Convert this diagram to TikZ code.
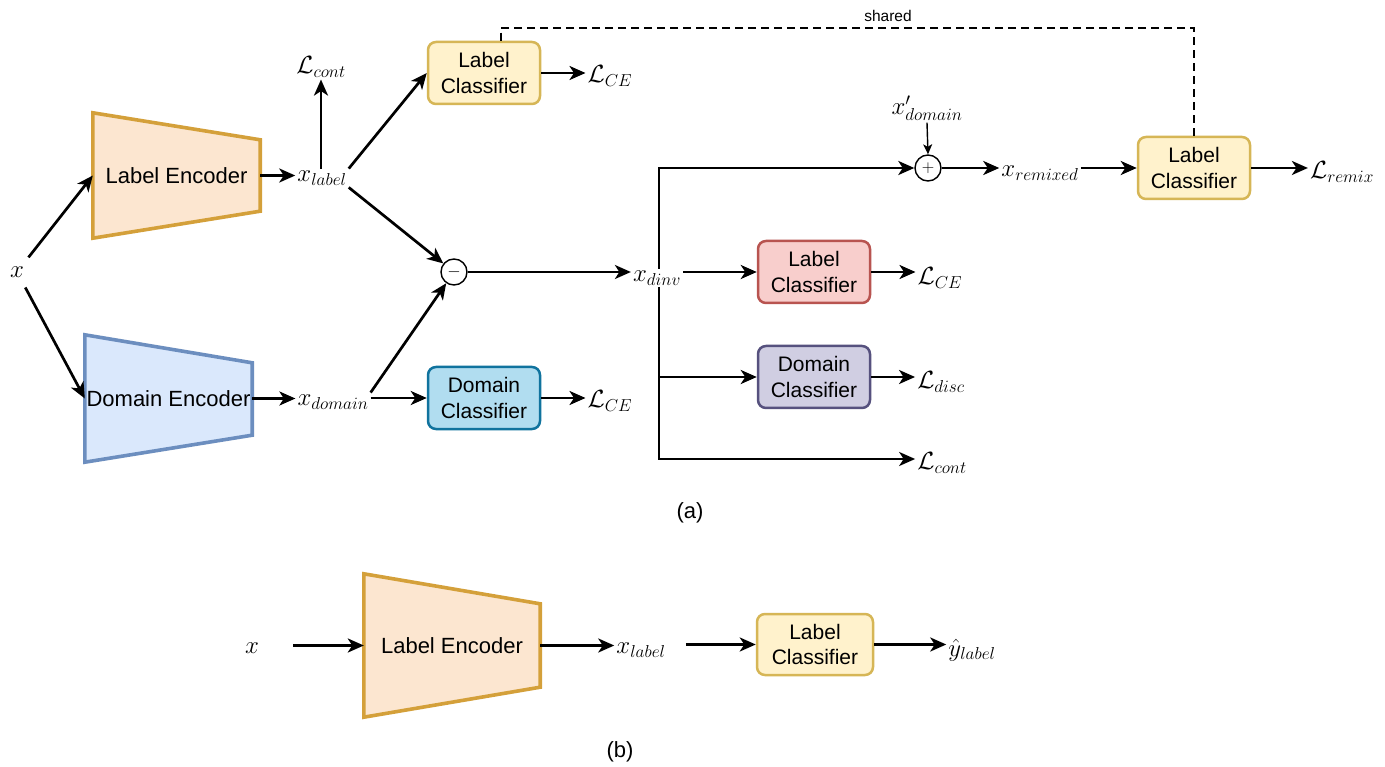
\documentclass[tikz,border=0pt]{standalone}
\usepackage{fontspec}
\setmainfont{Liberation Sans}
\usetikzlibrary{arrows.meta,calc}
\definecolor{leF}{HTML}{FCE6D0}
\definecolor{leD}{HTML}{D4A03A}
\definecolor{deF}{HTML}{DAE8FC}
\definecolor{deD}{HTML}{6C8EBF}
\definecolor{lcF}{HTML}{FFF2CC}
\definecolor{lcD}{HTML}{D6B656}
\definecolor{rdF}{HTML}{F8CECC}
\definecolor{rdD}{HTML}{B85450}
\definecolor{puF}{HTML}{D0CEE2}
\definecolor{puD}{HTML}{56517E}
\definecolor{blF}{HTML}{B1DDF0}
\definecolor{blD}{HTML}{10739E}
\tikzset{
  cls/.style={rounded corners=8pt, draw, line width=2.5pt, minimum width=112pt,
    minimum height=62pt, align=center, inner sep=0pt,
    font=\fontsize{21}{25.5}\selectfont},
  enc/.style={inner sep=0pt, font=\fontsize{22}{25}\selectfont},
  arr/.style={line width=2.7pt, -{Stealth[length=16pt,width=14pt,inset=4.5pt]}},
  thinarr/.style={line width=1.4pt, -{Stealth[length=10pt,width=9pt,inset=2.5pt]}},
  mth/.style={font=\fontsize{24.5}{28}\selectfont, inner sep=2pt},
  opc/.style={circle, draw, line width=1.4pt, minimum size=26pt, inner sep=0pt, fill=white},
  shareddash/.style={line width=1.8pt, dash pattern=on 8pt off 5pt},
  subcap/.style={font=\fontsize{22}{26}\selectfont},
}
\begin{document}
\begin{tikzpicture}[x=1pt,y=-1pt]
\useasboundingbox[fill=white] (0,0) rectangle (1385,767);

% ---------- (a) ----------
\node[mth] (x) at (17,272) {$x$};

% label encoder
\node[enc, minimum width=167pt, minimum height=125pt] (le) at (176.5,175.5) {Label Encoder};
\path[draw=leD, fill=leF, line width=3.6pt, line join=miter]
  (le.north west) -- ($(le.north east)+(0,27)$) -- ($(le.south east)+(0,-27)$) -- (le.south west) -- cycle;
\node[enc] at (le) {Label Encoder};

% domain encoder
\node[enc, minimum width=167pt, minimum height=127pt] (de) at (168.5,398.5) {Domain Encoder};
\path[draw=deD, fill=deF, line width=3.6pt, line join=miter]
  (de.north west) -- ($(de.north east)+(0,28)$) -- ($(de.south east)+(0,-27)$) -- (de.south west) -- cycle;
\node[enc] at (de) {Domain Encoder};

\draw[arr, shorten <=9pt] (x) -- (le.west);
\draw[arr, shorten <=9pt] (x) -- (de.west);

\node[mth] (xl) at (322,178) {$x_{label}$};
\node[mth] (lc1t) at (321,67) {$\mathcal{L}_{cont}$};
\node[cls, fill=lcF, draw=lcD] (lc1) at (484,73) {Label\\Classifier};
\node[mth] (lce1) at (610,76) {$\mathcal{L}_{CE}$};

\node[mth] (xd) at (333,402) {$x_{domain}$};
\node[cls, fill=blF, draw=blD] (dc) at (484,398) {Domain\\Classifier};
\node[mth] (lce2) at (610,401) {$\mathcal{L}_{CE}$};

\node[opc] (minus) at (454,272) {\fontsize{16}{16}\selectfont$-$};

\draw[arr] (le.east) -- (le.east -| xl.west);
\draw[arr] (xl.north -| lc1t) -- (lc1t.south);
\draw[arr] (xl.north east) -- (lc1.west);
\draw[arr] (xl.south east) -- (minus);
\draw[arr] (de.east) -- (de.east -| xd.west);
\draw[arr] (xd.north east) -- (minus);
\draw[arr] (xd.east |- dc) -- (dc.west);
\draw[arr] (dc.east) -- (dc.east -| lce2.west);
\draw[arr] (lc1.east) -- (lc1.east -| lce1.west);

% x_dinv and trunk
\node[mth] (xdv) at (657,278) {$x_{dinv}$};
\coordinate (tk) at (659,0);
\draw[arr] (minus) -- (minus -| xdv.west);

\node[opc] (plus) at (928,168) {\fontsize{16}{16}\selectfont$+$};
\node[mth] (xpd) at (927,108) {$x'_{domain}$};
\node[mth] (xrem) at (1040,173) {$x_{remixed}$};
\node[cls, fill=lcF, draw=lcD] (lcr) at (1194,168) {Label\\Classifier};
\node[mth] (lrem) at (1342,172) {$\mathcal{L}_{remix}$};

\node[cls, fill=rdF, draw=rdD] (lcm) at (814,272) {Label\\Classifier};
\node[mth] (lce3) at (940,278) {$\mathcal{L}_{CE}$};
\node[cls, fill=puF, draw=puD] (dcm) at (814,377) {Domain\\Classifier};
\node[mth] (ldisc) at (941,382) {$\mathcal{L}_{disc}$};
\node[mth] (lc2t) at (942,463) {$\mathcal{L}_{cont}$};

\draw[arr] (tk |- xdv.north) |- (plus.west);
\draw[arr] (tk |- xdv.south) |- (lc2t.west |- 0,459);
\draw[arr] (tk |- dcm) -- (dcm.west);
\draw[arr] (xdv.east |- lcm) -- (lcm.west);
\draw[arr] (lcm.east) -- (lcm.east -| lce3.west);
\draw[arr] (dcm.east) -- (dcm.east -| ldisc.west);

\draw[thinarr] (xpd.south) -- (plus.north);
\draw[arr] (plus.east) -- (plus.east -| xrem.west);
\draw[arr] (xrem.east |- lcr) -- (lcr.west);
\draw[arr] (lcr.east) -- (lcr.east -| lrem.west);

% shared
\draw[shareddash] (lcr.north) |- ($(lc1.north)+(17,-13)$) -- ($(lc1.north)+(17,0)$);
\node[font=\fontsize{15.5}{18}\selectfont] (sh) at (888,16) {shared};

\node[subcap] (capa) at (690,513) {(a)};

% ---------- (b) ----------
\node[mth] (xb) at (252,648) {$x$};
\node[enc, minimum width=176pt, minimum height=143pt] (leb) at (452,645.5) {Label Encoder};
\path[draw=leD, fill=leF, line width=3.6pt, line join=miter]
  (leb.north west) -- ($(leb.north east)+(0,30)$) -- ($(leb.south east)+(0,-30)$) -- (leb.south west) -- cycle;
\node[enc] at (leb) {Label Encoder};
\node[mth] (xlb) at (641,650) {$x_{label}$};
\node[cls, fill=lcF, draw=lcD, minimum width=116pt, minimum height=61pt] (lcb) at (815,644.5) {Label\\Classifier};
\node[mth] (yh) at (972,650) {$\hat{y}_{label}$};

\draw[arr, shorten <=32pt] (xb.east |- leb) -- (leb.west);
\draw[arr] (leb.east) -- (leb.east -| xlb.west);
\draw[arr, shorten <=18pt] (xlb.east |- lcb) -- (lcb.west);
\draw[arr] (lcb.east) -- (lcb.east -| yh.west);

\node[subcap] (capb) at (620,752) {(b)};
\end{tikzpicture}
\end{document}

Directions for this task:
Restate the data above word for word. Skip every picture.

Completed exercise:
Convert this diagram to TikZ code.
\documentclass[tikz,border=0pt]{standalone}
\usepackage{fontspec}
\setmainfont{Liberation Sans}
\usetikzlibrary{arrows.meta,calc}
\definecolor{leF}{HTML}{FCE6D0}
\definecolor{leD}{HTML}{D4A03A}
\definecolor{deF}{HTML}{DAE8FC}
\definecolor{deD}{HTML}{6C8EBF}
\definecolor{lcF}{HTML}{FFF2CC}
\definecolor{lcD}{HTML}{D6B656}
\definecolor{rdF}{HTML}{F8CECC}
\definecolor{rdD}{HTML}{B85450}
\definecolor{puF}{HTML}{D0CEE2}
\definecolor{puD}{HTML}{56517E}
\definecolor{blF}{HTML}{B1DDF0}
\definecolor{blD}{HTML}{10739E}
\tikzset{
  cls/.style={rounded corners=8pt, draw, line width=2.5pt, minimum width=112pt,
    minimum height=62pt, align=center, inner sep=0pt,
    font=\fontsize{21}{25.5}\selectfont},
  enc/.style={inner sep=0pt, font=\fontsize{22}{25}\selectfont},
  arr/.style={line width=2.7pt, -{Stealth[length=16pt,width=14pt,inset=4.5pt]}},
  thinarr/.style={line width=1.4pt, -{Stealth[length=10pt,width=9pt,inset=2.5pt]}},
  mth/.style={font=\fontsize{24.5}{28}\selectfont, inner sep=2pt},
  opc/.style={circle, draw, line width=1.4pt, minimum size=26pt, inner sep=0pt, fill=white},
  shareddash/.style={line width=1.8pt, dash pattern=on 8pt off 5pt},
  subcap/.style={font=\fontsize{22}{26}\selectfont},
}
\begin{document}
\begin{tikzpicture}[x=1pt,y=-1pt]
\useasboundingbox[fill=white] (0,0) rectangle (1385,767);

% ---------- (a) ----------
\node[mth] (x) at (17,272) {$x$};

% label encoder
\node[enc, minimum width=167pt, minimum height=125pt] (le) at (176.5,175.5) {Label Encoder};
\path[draw=leD, fill=leF, line width=3.6pt, line join=miter]
  (le.north west) -- ($(le.north east)+(0,27)$) -- ($(le.south east)+(0,-27)$) -- (le.south west) -- cycle;
\node[enc] at (le) {Label Encoder};

% domain encoder
\node[enc, minimum width=167pt, minimum height=127pt] (de) at (168.5,398.5) {Domain Encoder};
\path[draw=deD, fill=deF, line width=3.6pt, line join=miter]
  (de.north west) -- ($(de.north east)+(0,28)$) -- ($(de.south east)+(0,-27)$) -- (de.south west) -- cycle;
\node[enc] at (de) {Domain Encoder};

\draw[arr, shorten <=9pt] (x) -- (le.west);
\draw[arr, shorten <=9pt] (x) -- (de.west);

\node[mth] (xl) at (322,178) {$x_{label}$};
\node[mth] (lc1t) at (321,67) {$\mathcal{L}_{cont}$};
\node[cls, fill=lcF, draw=lcD] (lc1) at (484,73) {Label\\Classifier};
\node[mth] (lce1) at (610,76) {$\mathcal{L}_{CE}$};

\node[mth] (xd) at (333,402) {$x_{domain}$};
\node[cls, fill=blF, draw=blD] (dc) at (484,398) {Domain\\Classifier};
\node[mth] (lce2) at (610,401) {$\mathcal{L}_{CE}$};

\node[opc] (minus) at (454,272) {\fontsize{16}{16}\selectfont$-$};

\draw[arr] (le.east) -- (le.east -| xl.west);
\draw[arr] (xl.north -| lc1t) -- (lc1t.south);
\draw[arr] (xl.north east) -- (lc1.west);
\draw[arr] (xl.south east) -- (minus);
\draw[arr] (de.east) -- (de.east -| xd.west);
\draw[arr] (xd.north east) -- (minus);
\draw[arr] (xd.east |- dc) -- (dc.west);
\draw[arr] (dc.east) -- (dc.east -| lce2.west);
\draw[arr] (lc1.east) -- (lc1.east -| lce1.west);

% x_dinv and trunk
\node[mth] (xdv) at (657,278) {$x_{dinv}$};
\coordinate (tk) at (659,0);
\draw[arr] (minus) -- (minus -| xdv.west);

\node[opc] (plus) at (928,168) {\fontsize{16}{16}\selectfont$+$};
\node[mth] (xpd) at (927,108) {$x'_{domain}$};
\node[mth] (xrem) at (1040,173) {$x_{remixed}$};
\node[cls, fill=lcF, draw=lcD] (lcr) at (1194,168) {Label\\Classifier};
\node[mth] (lrem) at (1342,172) {$\mathcal{L}_{remix}$};

\node[cls, fill=rdF, draw=rdD] (lcm) at (814,272) {Label\\Classifier};
\node[mth] (lce3) at (940,278) {$\mathcal{L}_{CE}$};
\node[cls, fill=puF, draw=puD] (dcm) at (814,377) {Domain\\Classifier};
\node[mth] (ldisc) at (941,382) {$\mathcal{L}_{disc}$};
\node[mth] (lc2t) at (942,463) {$\mathcal{L}_{cont}$};

\draw[arr] (tk |- xdv.north) |- (plus.west);
\draw[arr] (tk |- xdv.south) |- (lc2t.west |- 0,459);
\draw[arr] (tk |- dcm) -- (dcm.west);
\draw[arr] (xdv.east |- lcm) -- (lcm.west);
\draw[arr] (lcm.east) -- (lcm.east -| lce3.west);
\draw[arr] (dcm.east) -- (dcm.east -| ldisc.west);

\draw[thinarr] (xpd.south) -- (plus.north);
\draw[arr] (plus.east) -- (plus.east -| xrem.west);
\draw[arr] (xrem.east |- lcr) -- (lcr.west);
\draw[arr] (lcr.east) -- (lcr.east -| lrem.west);

% shared
\draw[shareddash] (lcr.north) |- ($(lc1.north)+(17,-13)$) -- ($(lc1.north)+(17,0)$);
\node[font=\fontsize{15.5}{18}\selectfont] (sh) at (888,16) {shared};

\node[subcap] (capa) at (690,513) {(a)};

% ---------- (b) ----------
\node[mth] (xb) at (252,648) {$x$};
\node[enc, minimum width=176pt, minimum height=143pt] (leb) at (452,645.5) {Label Encoder};
\path[draw=leD, fill=leF, line width=3.6pt, line join=miter]
  (leb.north west) -- ($(leb.north east)+(0,30)$) -- ($(leb.south east)+(0,-30)$) -- (leb.south west) -- cycle;
\node[enc] at (leb) {Label Encoder};
\node[mth] (xlb) at (641,650) {$x_{label}$};
\node[cls, fill=lcF, draw=lcD, minimum width=116pt, minimum height=61pt] (lcb) at (815,644.5) {Label\\Classifier};
\node[mth] (yh) at (972,650) {$\hat{y}_{label}$};

\draw[arr, shorten <=32pt] (xb.east |- leb) -- (leb.west);
\draw[arr] (leb.east) -- (leb.east -| xlb.west);
\draw[arr, shorten <=18pt] (xlb.east |- lcb) -- (lcb.west);
\draw[arr] (lcb.east) -- (lcb.east -| yh.west);

\node[subcap] (capb) at (620,752) {(b)};
\end{tikzpicture}
\end{document}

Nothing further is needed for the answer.